>> START Extracted data

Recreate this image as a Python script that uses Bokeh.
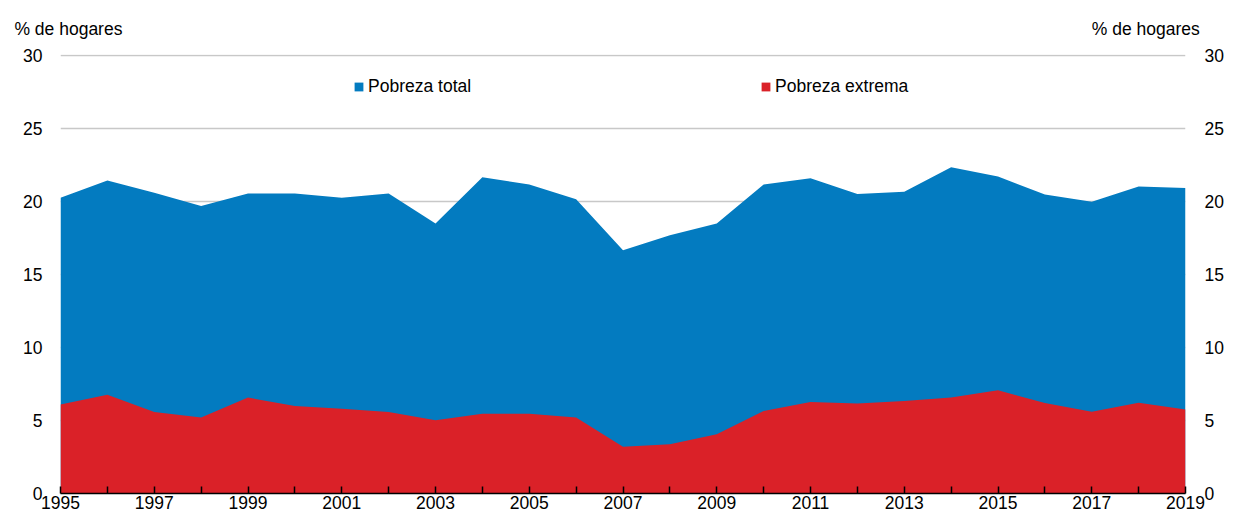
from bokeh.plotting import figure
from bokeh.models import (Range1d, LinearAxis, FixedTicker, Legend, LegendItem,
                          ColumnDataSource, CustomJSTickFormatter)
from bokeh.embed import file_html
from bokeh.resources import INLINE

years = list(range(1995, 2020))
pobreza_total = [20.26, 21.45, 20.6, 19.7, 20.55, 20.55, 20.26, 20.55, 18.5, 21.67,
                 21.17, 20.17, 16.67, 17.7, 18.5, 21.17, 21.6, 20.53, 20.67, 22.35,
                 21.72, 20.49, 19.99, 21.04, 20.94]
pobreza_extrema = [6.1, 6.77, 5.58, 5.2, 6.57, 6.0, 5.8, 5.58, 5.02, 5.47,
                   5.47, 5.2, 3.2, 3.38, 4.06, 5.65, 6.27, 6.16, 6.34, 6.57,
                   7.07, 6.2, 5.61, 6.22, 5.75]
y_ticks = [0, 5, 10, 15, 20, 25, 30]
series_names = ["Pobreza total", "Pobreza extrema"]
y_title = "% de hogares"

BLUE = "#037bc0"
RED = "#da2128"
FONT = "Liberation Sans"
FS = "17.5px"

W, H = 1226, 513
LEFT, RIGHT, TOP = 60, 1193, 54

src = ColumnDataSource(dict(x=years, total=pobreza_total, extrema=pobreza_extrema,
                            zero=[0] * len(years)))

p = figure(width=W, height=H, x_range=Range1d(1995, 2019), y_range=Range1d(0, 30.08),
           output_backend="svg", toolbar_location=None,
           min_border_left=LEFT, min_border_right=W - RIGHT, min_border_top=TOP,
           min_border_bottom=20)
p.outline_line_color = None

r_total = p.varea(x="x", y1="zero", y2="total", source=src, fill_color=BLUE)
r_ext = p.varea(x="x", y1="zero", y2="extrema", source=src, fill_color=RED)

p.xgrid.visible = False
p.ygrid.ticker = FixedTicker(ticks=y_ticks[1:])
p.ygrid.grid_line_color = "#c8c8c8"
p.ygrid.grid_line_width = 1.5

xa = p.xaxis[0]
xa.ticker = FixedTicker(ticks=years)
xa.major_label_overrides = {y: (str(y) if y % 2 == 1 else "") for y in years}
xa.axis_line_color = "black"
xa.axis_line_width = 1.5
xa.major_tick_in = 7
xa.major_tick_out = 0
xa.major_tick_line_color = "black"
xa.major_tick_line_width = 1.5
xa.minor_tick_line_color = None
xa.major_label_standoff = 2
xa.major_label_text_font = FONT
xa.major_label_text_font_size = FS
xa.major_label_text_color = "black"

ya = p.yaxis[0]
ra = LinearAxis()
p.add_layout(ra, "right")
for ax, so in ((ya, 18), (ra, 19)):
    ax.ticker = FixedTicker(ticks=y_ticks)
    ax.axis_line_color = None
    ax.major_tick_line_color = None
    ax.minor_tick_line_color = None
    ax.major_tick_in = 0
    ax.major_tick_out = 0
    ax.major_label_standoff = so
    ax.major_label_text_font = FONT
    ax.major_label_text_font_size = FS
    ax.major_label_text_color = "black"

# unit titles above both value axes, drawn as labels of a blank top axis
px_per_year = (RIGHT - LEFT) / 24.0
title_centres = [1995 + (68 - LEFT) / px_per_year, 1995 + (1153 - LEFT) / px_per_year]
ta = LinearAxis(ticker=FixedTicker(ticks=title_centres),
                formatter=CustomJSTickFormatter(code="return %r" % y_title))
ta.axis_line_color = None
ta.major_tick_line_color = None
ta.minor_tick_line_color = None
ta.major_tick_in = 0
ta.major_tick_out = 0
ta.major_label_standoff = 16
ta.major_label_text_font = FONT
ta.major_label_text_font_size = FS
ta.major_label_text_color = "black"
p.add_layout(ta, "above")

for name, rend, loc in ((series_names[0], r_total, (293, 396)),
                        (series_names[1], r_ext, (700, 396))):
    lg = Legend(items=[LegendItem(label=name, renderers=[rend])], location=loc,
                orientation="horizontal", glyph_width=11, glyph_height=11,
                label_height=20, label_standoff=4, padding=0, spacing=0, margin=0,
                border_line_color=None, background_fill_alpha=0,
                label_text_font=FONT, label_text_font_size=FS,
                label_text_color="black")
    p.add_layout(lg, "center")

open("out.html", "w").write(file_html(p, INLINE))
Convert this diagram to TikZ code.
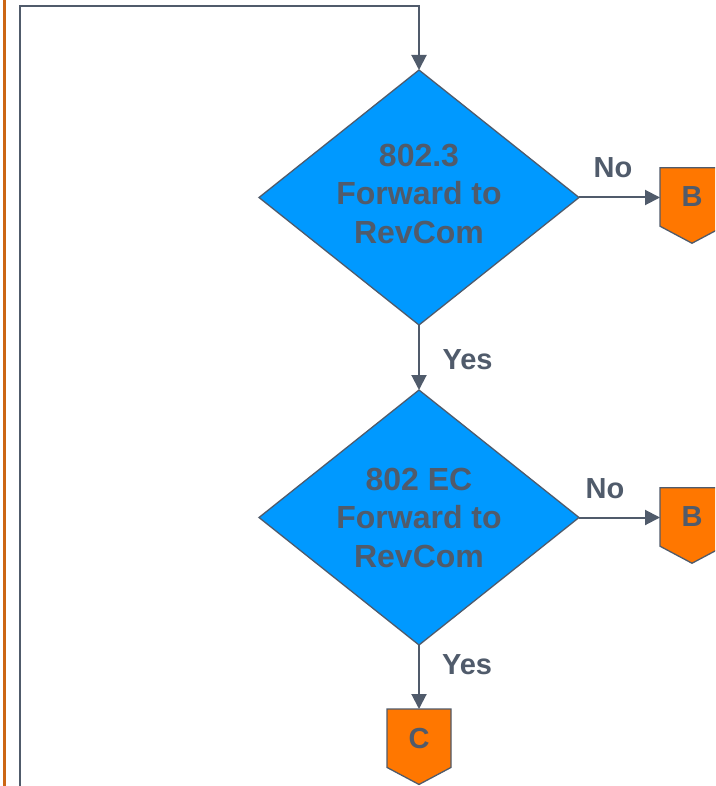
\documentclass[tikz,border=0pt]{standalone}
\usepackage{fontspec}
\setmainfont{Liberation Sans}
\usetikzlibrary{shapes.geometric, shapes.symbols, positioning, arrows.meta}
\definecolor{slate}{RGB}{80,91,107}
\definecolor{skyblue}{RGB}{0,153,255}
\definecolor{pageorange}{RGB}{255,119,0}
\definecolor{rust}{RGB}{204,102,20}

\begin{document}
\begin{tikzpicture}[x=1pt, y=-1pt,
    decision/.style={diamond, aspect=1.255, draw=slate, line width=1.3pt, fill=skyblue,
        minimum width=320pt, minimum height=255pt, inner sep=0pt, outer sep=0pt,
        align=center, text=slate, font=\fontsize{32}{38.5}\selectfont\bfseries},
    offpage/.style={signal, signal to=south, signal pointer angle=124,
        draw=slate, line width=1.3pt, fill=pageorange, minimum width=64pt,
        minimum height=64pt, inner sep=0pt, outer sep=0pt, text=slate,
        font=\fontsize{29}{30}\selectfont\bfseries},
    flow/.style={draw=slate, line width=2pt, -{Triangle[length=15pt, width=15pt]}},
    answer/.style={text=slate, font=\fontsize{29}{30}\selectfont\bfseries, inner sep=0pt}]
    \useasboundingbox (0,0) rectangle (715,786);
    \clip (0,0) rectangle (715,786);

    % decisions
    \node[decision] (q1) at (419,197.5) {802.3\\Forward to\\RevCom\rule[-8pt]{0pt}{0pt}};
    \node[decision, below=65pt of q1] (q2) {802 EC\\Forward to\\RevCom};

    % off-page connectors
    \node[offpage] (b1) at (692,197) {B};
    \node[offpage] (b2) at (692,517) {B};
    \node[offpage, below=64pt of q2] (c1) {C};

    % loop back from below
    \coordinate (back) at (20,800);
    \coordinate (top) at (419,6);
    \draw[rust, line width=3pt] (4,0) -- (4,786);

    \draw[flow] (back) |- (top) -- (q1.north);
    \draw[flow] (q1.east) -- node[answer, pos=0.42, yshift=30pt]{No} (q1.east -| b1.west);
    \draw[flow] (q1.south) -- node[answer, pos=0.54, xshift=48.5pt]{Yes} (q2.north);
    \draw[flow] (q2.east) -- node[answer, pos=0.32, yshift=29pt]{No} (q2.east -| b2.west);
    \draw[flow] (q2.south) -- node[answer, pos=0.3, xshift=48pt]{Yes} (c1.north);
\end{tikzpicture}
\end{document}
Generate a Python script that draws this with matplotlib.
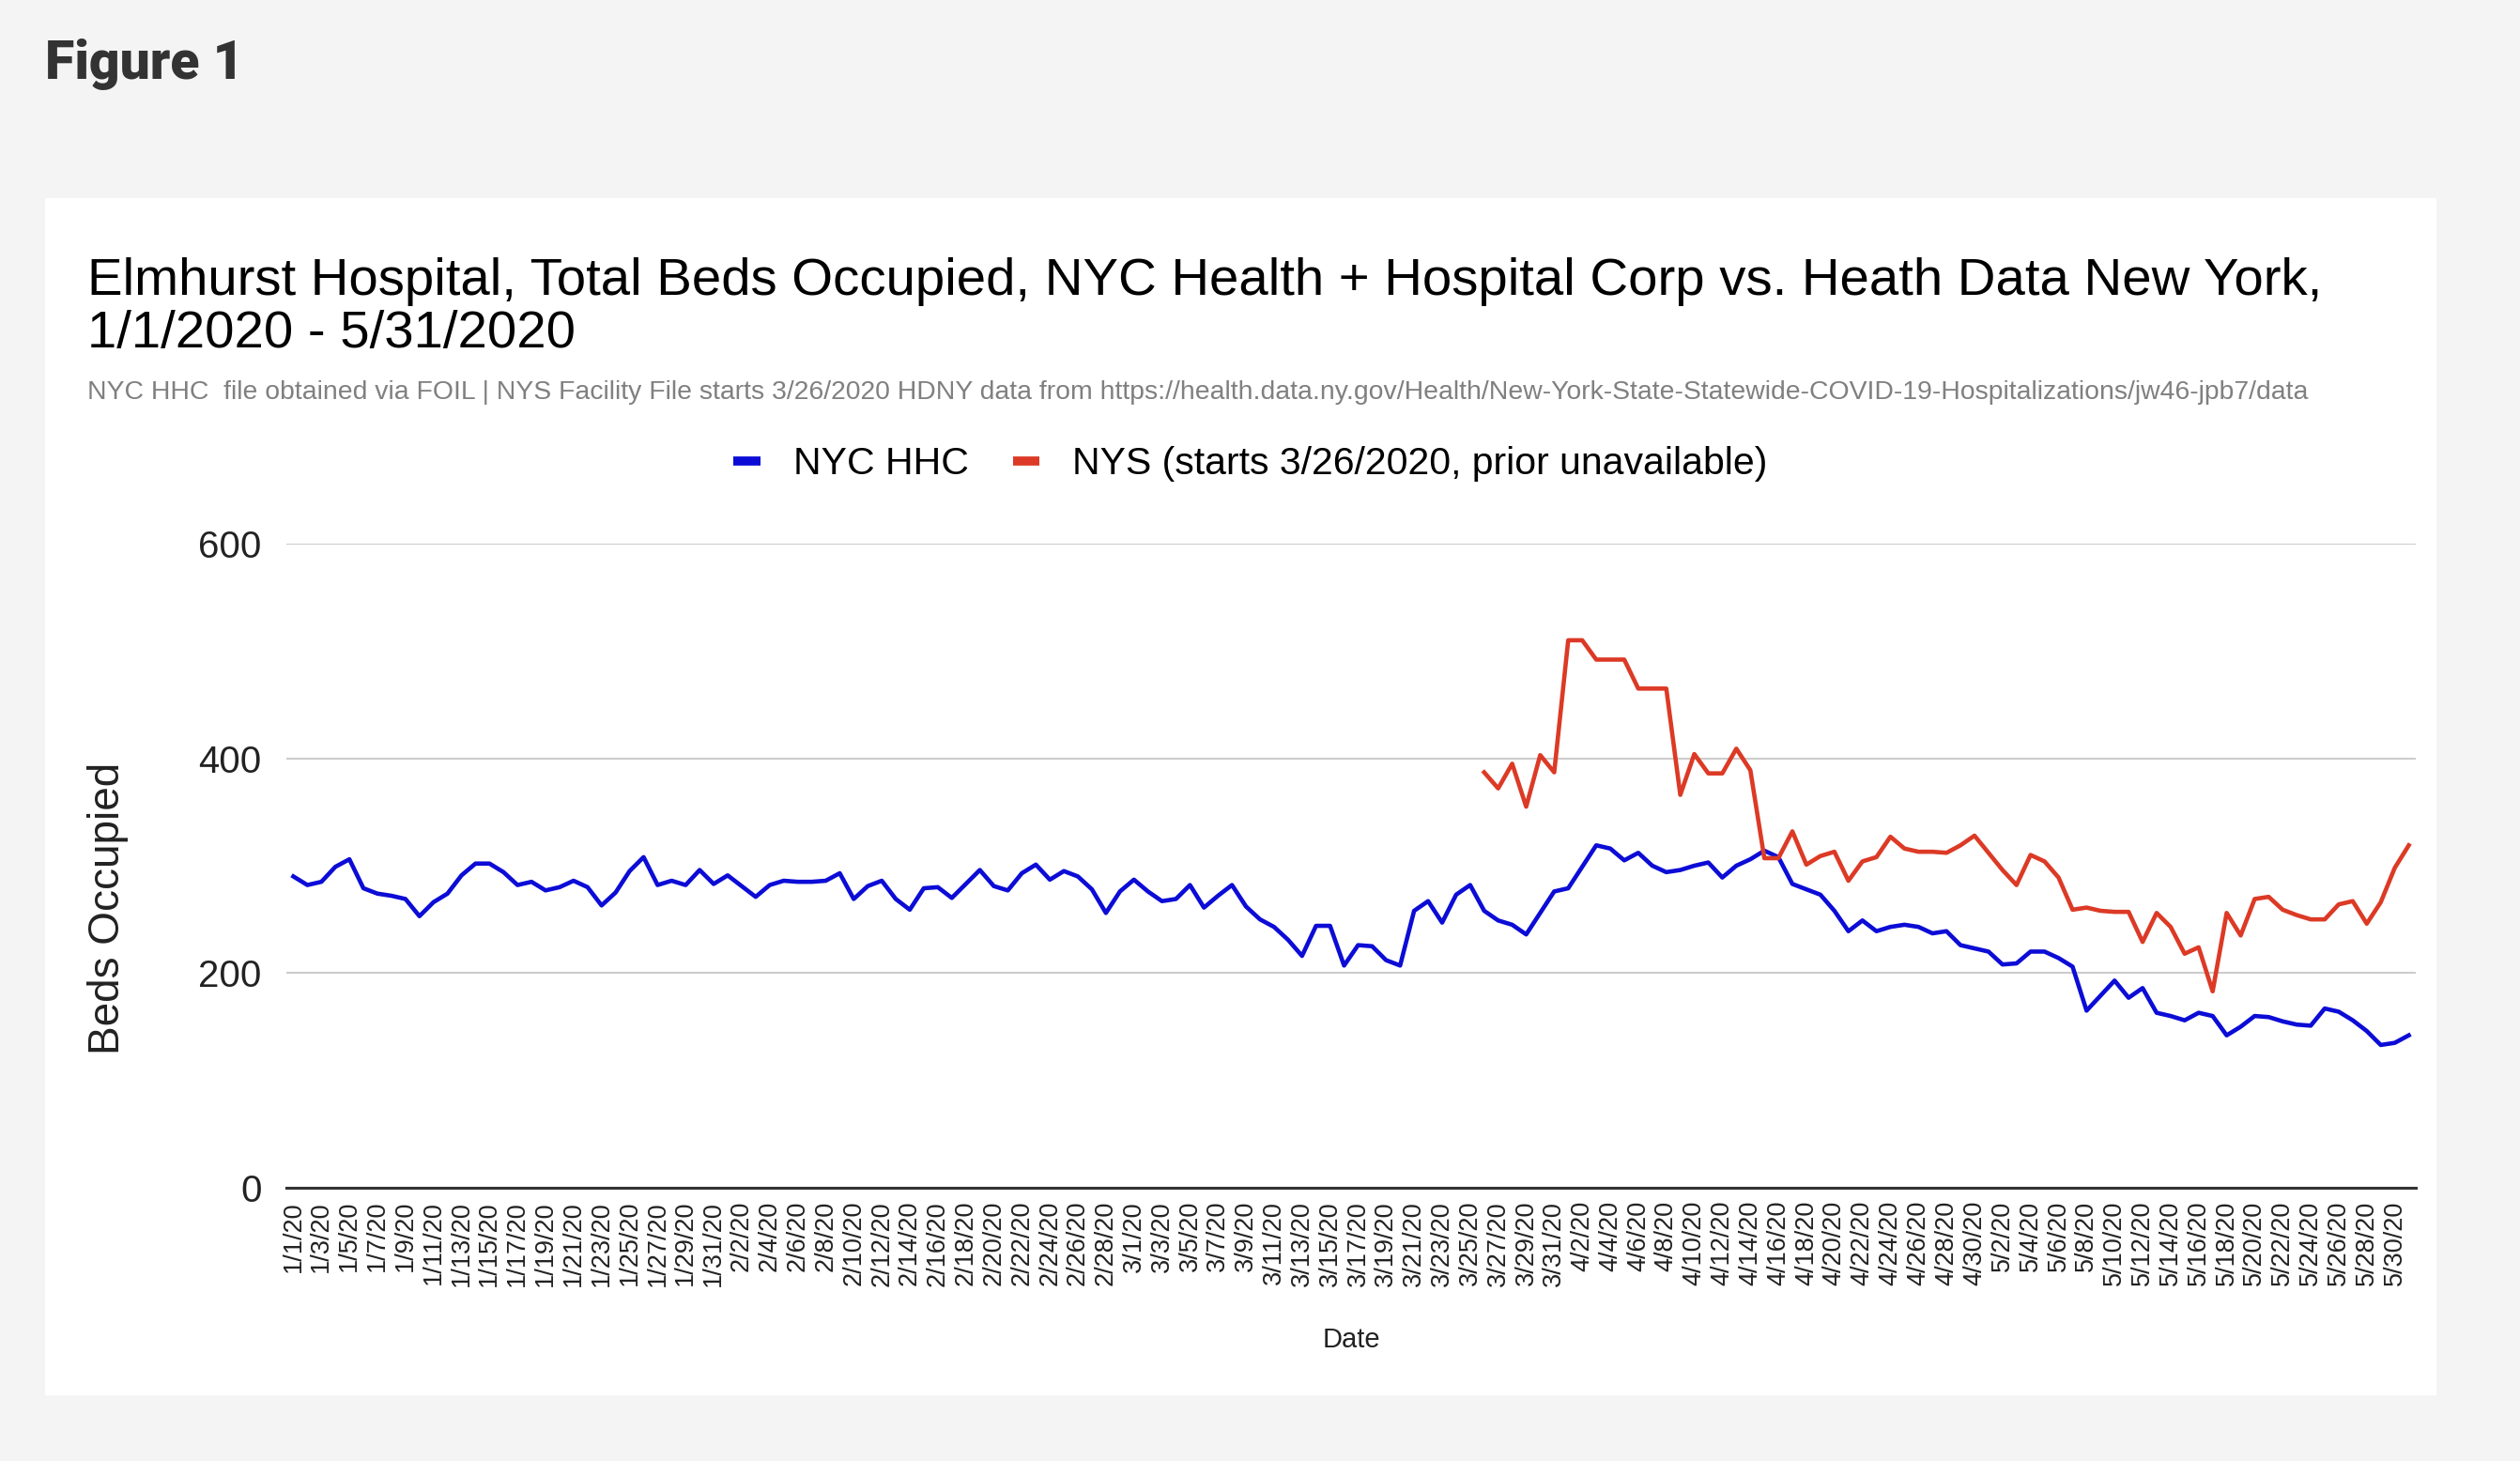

>> END Extracted data

Exercise objective: Write out exactly the opening lines of the data, stopping after the line that holds "p.outline_line_color = None". Exclude pictures.

Written answer:
Recreate this image as a Python script that uses Bokeh.
from bokeh.plotting import figure
from bokeh.models import (Range1d, LinearAxis, FixedTicker, Legend, LegendItem,
                          ColumnDataSource, CustomJSTickFormatter)
from bokeh.embed import file_html
from bokeh.resources import INLINE

years = list(range(1995, 2020))
pobreza_total = [20.26, 21.45, 20.6, 19.7, 20.55, 20.55, 20.26, 20.55, 18.5, 21.67,
                 21.17, 20.17, 16.67, 17.7, 18.5, 21.17, 21.6, 20.53, 20.67, 22.35,
                 21.72, 20.49, 19.99, 21.04, 20.94]
pobreza_extrema = [6.1, 6.77, 5.58, 5.2, 6.57, 6.0, 5.8, 5.58, 5.02, 5.47,
                   5.47, 5.2, 3.2, 3.38, 4.06, 5.65, 6.27, 6.16, 6.34, 6.57,
                   7.07, 6.2, 5.61, 6.22, 5.75]
y_ticks = [0, 5, 10, 15, 20, 25, 30]
series_names = ["Pobreza total", "Pobreza extrema"]
y_title = "% de hogares"

BLUE = "#037bc0"
RED = "#da2128"
FONT = "Liberation Sans"
FS = "17.5px"

W, H = 1226, 513
LEFT, RIGHT, TOP = 60, 1193, 54

src = ColumnDataSource(dict(x=years, total=pobreza_total, extrema=pobreza_extrema,
                            zero=[0] * len(years)))

p = figure(width=W, height=H, x_range=Range1d(1995, 2019), y_range=Range1d(0, 30.08),
           output_backend="svg", toolbar_location=None,
           min_border_left=LEFT, min_border_right=W - RIGHT, min_border_top=TOP,
           min_border_bottom=20)
p.outline_line_color = None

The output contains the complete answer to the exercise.